From: Olie Lamb (firstname.lastname@example.org)
Date: Mon Aug 28 2006 - 22:58:38 MDT
Why focus on any particular cognitive bias?
Please correct me if any of the following are the slightest bit controversial:
1) All human brains have many cognitive biases
2) Human brains do not use Bayesian Reasoning (nb: 2 can be derived from 1)
3) Any _really_ powerful AI needs to avoid the same cognitive-bias
pitfalls as humans
4) A really-powerful-AI shall not live by Bayes alone (or, at least, a
5) Any would-be-powerful-AI is going to utilise some other decision
theory, at least in part.
If we're all very clear and in agreement about this, why is any
particular cognitive bias excruciatingly important?

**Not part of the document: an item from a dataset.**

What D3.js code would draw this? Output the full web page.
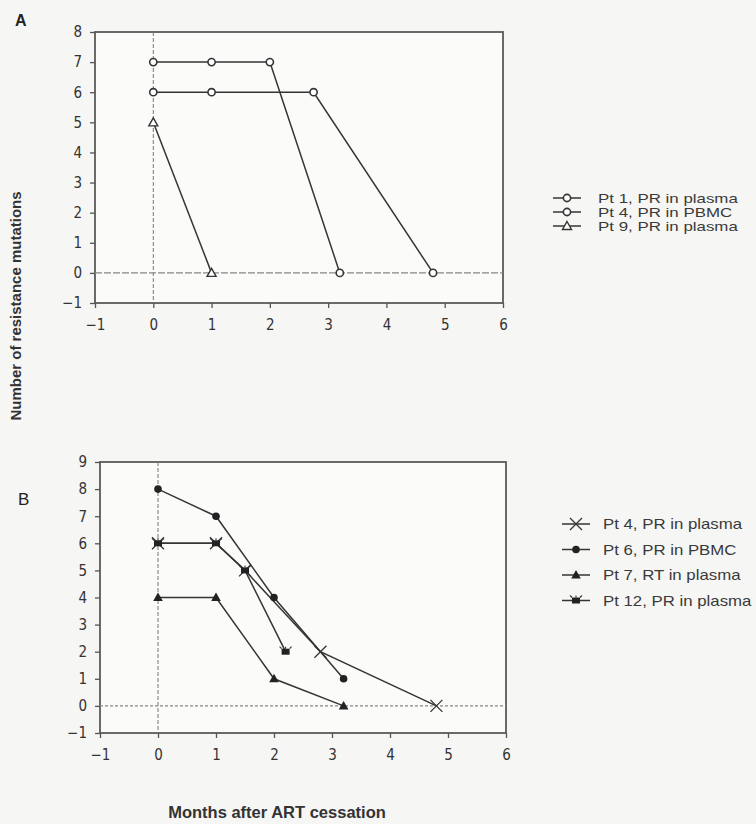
<!DOCTYPE html>
<html>
<head>
<meta charset="utf-8">
<script src="https://cdn.jsdelivr.net/npm/d3@7"></script>
<style>
  body { margin: 0; background: #f6f6f4; }
  svg { display: block; }
  .legend text { font-family: "Liberation Sans", Arial, sans-serif; fill: #3a3a3a; }
  .title { font-family: "Liberation Sans", Arial, sans-serif; font-weight: bold; fill: #333; }
</style>
</head>
<body>
<div id="chart"></div>
<script>
// tick labels
var xTicks = [-1, 0, 1, 2, 3, 4, 5, 6];
var yTicksA = [-1, 0, 1, 2, 3, 4, 5, 6, 7, 8];
var yTicksB = [-1, 0, 1, 2, 3, 4, 5, 6, 7, 8, 9];

// panel A series (months after ART cessation, number of mutations)
var pt1A_x = [0, 1, 2, 3.2];
var pt1A_y = [7, 7, 7, 0];
var pt4A_x = [0, 1, 2.75, 4.8];
var pt4A_y = [6, 6, 6, 0];
var pt9A_x = [0, 1];
var pt9A_y = [5, 0];

// panel B series
var pt4B_x = [0, 1, 1.5, 2.8, 4.8];
var pt4B_y = [6, 6, 5, 2, 0];
var pt6B_x = [0, 1, 2, 3.2];
var pt6B_y = [8, 7, 4, 1];
var pt7B_x = [0, 1, 2, 3.2];
var pt7B_y = [4, 4, 1, 0];
var pt12B_x = [0, 1, 1.5, 2.2];
var pt12B_y = [6, 6, 5, 2];

var namesA = ["Pt 1, PR in plasma", "Pt 4, PR in PBMC", "Pt 9, PR in plasma"];
var namesB = ["Pt 4, PR in plasma", "Pt 6, PR in PBMC", "Pt 7, RT in plasma", "Pt 12, PR in plasma"];

var w = 756;
var h = 824;
var ink = "#353535";

var svg = d3.select("#chart")
  .append("svg")
    .attr("width", w)
    .attr("height", h);

function zip(xs, ys) {
  return xs.map(function(x, i) { return [x, ys[i]]; });
}

// draws one marker at 0,0 inside g
function marker(g, kind) {
  if (kind == "circle") {
    g.append("circle").attr("r", 3.6).attr("fill", "#fff").attr("stroke", ink).attr("stroke-width", 1.6);
  } else if (kind == "triangle") {
    g.append("path").attr("d", "M0,-4.5L4.5,3.5L-4.5,3.5Z").attr("fill", "#fff").attr("stroke", ink).attr("stroke-width", 1.4);
  } else if (kind == "dot") {
    g.append("circle").attr("r", 3.8).attr("fill", "#222");
  } else if (kind == "solidtri") {
    g.append("path").attr("d", "M0,-5L4.8,3.5L-4.8,3.5Z").attr("fill", "#222");
  } else if (kind == "x") {
    g.append("path").attr("d", "M-6,-6L6,6M-6,6L6,-6").attr("stroke", ink).attr("stroke-width", 1.3);
  } else if (kind == "star") {
    g.append("rect").attr("x", -4).attr("y", -3).attr("width", 8).attr("height", 6).attr("fill", "#222");
    g.append("path").attr("d", "M-4,-3L-6,-5M4,-3L6,-5M0,-3L0,-5").attr("stroke", ink).attr("stroke-width", 1.1);
  }
}

function styleAxis(g) {
  g.select(".domain").remove();
  g.selectAll(".tick line").attr("stroke", "#555").attr("stroke-width", 1.3);
  g.selectAll(".tick text")
      .style("font-family", "'DejaVu Sans Condensed', 'Liberation Sans Narrow', sans-serif")
      .style("font-size", "15px")
      .attr("fill", "#333")
      .text(d => d < 0 ? "\u2212" + Math.abs(d) : d);
}

function drawPanel(p) {
  var xScale = d3.scaleLinear().domain([-1, 6]).range([p.left, p.right]);
  var yScale = d3.scaleLinear().domain([-1, p.ymax]).range([p.bottom, p.top]);

  svg.append("rect")
      .attr("x", p.left)
      .attr("y", p.top)
      .attr("width", p.right - p.left)
      .attr("height", p.bottom - p.top)
      .attr("fill", "#fbfbfa")
      .attr("stroke", "#5a5a5a")
      .attr("stroke-width", 1.8);

  // zero reference lines
  svg.append("line")
      .attr("x1", xScale(0)).attr("x2", xScale(0))
      .attr("y1", p.top).attr("y2", p.bottom)
      .attr("stroke", "#777").attr("stroke-width", 1).attr("stroke-dasharray", "4,2");
  svg.append("line")
      .attr("x1", p.left).attr("x2", p.right)
      .attr("y1", yScale(0)).attr("y2", yScale(0))
      .attr("stroke", "#888").attr("stroke-width", 1.3).attr("stroke-dasharray", p.dash);

  var xAxis = d3.axisBottom(xScale).tickValues(xTicks).tickSize(5).tickSizeOuter(0).tickPadding(11);
  var yAxis = d3.axisLeft(yScale).tickValues(p.yTicks).tickSize(5).tickSizeOuter(0).tickPadding(8);
  svg.append("g")
      .attr("class", "xAxis")
      .attr("transform", `translate (0, ${p.bottom})`)
      .call(xAxis)
      .call(styleAxis);
  svg.append("g")
      .attr("class", "yAxis")
      .attr("transform", `translate (${p.left}, 0)`)
      .call(yAxis)
      .call(styleAxis);

  var line = d3.line().x(d => xScale(d[0])).y(d => yScale(d[1]));

  p.series.forEach(function(s) {
    var pts = zip(s.x, s.y);
    svg.append("path")
        .attr("d", line(pts))
        .attr("fill", "none")
        .attr("stroke", ink)
        .attr("stroke-width", 1.5);
    svg.append("g").selectAll("g")
      .data(pts)
      .enter().append("g")
        .attr("transform", d => `translate(${xScale(d[0])},${yScale(d[1])})`)
        .each(function() { marker(d3.select(this), s.kind); });
  });

  // legend
  var leg = svg.append("g").attr("class", "legend");
  p.series.forEach(function(s, i) {
    var y = p.legY + i * p.legStep;
    leg.append("line")
        .attr("x1", p.legX).attr("x2", p.legX + p.legLine)
        .attr("y1", y).attr("y2", y)
        .attr("stroke", ink).attr("stroke-width", 1.5);
    var m = leg.append("g").attr("transform", `translate(${p.legX + p.legLine / 2},${y})`);
    marker(m, s.kind);
    leg.append("text")
        .attr("transform", `translate(${p.legTextX},${y}) scale(${p.legScale},1)`)
        .attr("dy", "0.36em")
        .style("font-size", p.legFont + "px")
        .text(s.name);
  });

  svg.append("text")
      .attr("x", p.labelX)
      .attr("y", p.labelY)
      .attr("dy", "0.36em")
      .style("font-family", "Liberation Sans, Arial, sans-serif")
      .style("font-weight", p.labelBold)
      .style("font-size", p.labelFont + "px")
      .attr("fill", "#222")
      .text(p.label);
}

drawPanel({
  left: 95, right: 503, top: 32, bottom: 303, ymax: 8, yTicks: yTicksA, dash: "7,2",
  series: [
    {x: pt1A_x, y: pt1A_y, kind: "circle", name: namesA[0]},
    {x: pt4A_x, y: pt4A_y, kind: "circle", name: namesA[1]},
    {x: pt9A_x, y: pt9A_y, kind: "triangle", name: namesA[2]}
  ],
  legX: 553, legLine: 28, legTextX: 598, legY: 198, legStep: 14, legFont: 13, legScale: 1.3,
  label: "A", labelX: 15, labelY: 20, labelBold: "bold", labelFont: 16
});

drawPanel({
  left: 100, right: 506, top: 462, bottom: 733, ymax: 9, yTicks: yTicksB, dash: "3,2",
  series: [
    {x: pt4B_x, y: pt4B_y, kind: "x", name: namesB[0]},
    {x: pt6B_x, y: pt6B_y, kind: "dot", name: namesB[1]},
    {x: pt7B_x, y: pt7B_y, kind: "solidtri", name: namesB[2]},
    {x: pt12B_x, y: pt12B_y, kind: "star", name: namesB[3]}
  ],
  legX: 562, legLine: 28, legTextX: 603, legY: 524, legStep: 25.5, legFont: 14, legScale: 1.2,
  label: "B", labelX: 18, labelY: 499, labelBold: "normal", labelFont: 17
});

// axis titles
svg.append("text")
    .attr("class", "title")
    .attr("transform", "translate(16,306) rotate(-90)")
    .attr("dy", "0.36em")
    .style("text-anchor", "middle")
    .style("font-size", "15px")
    .text("Number of resistance mutations");
svg.append("text")
    .attr("class", "title")
    .attr("x", 277)
    .attr("y", 812)
    .attr("dy", "0.36em")
    .style("text-anchor", "middle")
    .style("font-size", "16.5px")
    .text("Months after ART cessation");
</script>
</body>
</html>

A fair understanding of human decision making processes is good for
informing AI research, but I don't see the importance on getting hung
up on any particular aspect of the human brain.
ANALOGY: Plane designers should have a basic understanding of how
birds fly, and the aerodynamics of birds' bodies. However, for
aeroplane designers to bicker over the effects of turbulence effects
between feathers is /irrelevant/ to the task of designing an
aeroplane, even a mechanical wing-flapping-aeroplane. Birds aren't
perfectly aerodynamic. They could be improved. They are a good
example of how a flying machine can work, but aren't the only one.
Yes, designing a working AI is harder than designing a plane. My
point is that aeronautical engineers were not bird-biologists even
before the wright brothers.
So, fer crying out loud, don't read too much into any particular
cognitive bias. They are significant, but I doubt that any human
extent of cognitive-bias study will tell one how to build an AI.